A debate playlist for two men singing different tunes

By Richard Lee

By the time Joe Biden and Donald Trump take the stage tonight for the first debate of the 2020 campaign, most voters will already have made up their minds about how they will cast their ballots. In fact, many Americans will already have voted.

So if watching the two candidates argue for 90 minutes is not going to sway you one way or another, here are a few musical selections that not only will keep you involved with the six debate topics that moderator Chris Wallace has selected; they also will keep you entertained.

Topic 1: The Trump and Biden Records

The odds of the two candidates finding common ground on any topic are slim, so a good song to start the debate is the Gershwin’s “Let’s Call the Whole Thing Off.” With a few strategic word changes, the lyrics could easily describe what is likely to take place:

Trump says potato and Biden says potahto
Trump says tomato and Biden says tomahto
Potato, potahto, tmato, tomahto.
Let’s call the whole thing off

Topic 2: The Supreme Court

“Johnny 99” is a song about a man who commits a murder, but a judge also plays a prominent role in this tale from Bruce Springtseen’s Nebraska album. The courtroom is a long way from the highest court in the nation, but it is clear that Johnny 99’s fate rests with the judge. The words that Springsteen crafted for Johnny 99’s statement to the judge, while not excusing his crime, offer insight into what desperation can do to a person:

Now judge, judge, I got debts no honest man could pay
The bank was holding my mortgage, they taking my house away
Now I ain’t saying that makes me an innocent man
But it was more and all this that put that gun in my hand

Topic 3: COVID-19

A search for a song about the COVID-19 pandemic could go in several directions. Masks, science, social distancing death, politics and shutdowns are just a few of the many topics that could work. But most important to all of us is the need to avoid the coronavirus and its potentially fatal effects, so “Stayin Alive,” the Bee Gees superhit from Saturday Night Fever gets the nod:

Whether you’re a brother or whether you’re a mother
You’re stayin’ alive, stayin’ alive
Feel the city breakin’ and everybody shakin’
And we’re stayin’ alive, stayin’ alive

Topic 4: The Economy

With millions of Americans out of work because of the coronavirus, Gary U.S. Bonds’ “Out of Work” is an easy choice for the economy topic. Written by Bruce Springsteen while inflation was soaring in the early 1980s, the message is clear and simple – and the lyrics even contain a direct plea to the president:

I’m out of work
I need a job, I’m out of work
I’m unemployed, I’m out of work
I need a job, I’m out of work

Earlier this year, Bonds recorded an updated version of the song with new lyrics about the coronavirus pandemic. Backed by just an acoustic guitar, it lacks the punch of the original, but still makes the same important points about unemployment.

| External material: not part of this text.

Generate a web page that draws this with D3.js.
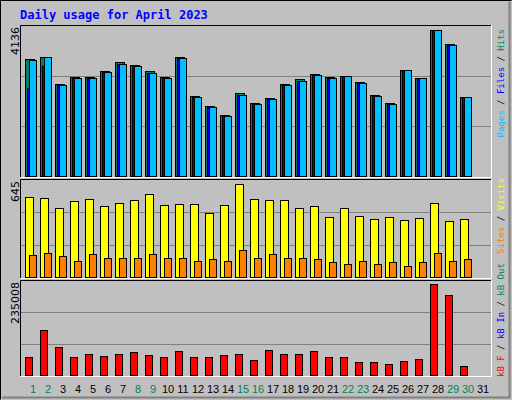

Topic 5: Race and Violence in our Cities

As with the COVID-19 topic, the options for a song for the Race and Violence in our Cities topic are plentiful. Numerous songs have been written about race, and many address violence and civil unrest. Violence is not the answer to systemic racism, but in some ways the summer of 2020 was about people searching for America as Paul Simon described in song in 1968.

But the “America’s” lesser known sequel, “American Tune” from Simon’s 1973 There Goes Rhymin’ Simon solo album, is a better match for 2020. The lyrics describe feelings of being confused, forsaken and misused, and they paint pictutres of souls that are battered souls and dreams that are shattered. Even the lines of optimism and encouragement are answered with a question about the future:

But it’s all right, it’s all right
We’ve lived so well so long
Still, when I think of the road we’re traveling on
I wonder what went wrong
I can’t help it, I wonder what went wrong

Topic 6: The Integrity of the Election

Given the role of mail-in voting in the 2020 election, the Marvellettes’ 1961 Motown hit “Please Mr. Postman” takes on new meaning. The song is about a young woman waiting for a letter from her boyfriend, but in today’s context, the emphasis on checking for mail and the need for timely delivery are right on the money:

Check it and see one more time for me
You gotta wait a minute, wait a minute
Oh, yeah, Mr. Postman
Wait a minute, wait a minute
Oh, yeah, Mr. Postman
Mr. Po-o-ostman, wait a minute, wait a minute
Oh, yeah, Mr. Postman
Deliver the letter, tThe sooner, the better

Closing Statements?

Since the debate will take place in Cleveland at Case Western Reserve University and Cleveland Clinic, what better way to wrap things up than this classic by Ian Hunter from his You’re Never Alone with a Schizophrenic album? There also is a great cover version of Hunter’s song — performed by a band appropriately named the Presidents of the United States.

Richard Lee, executive director of the Jandoli Institute, is a former music journalist who often writes about the intersection of music and current events.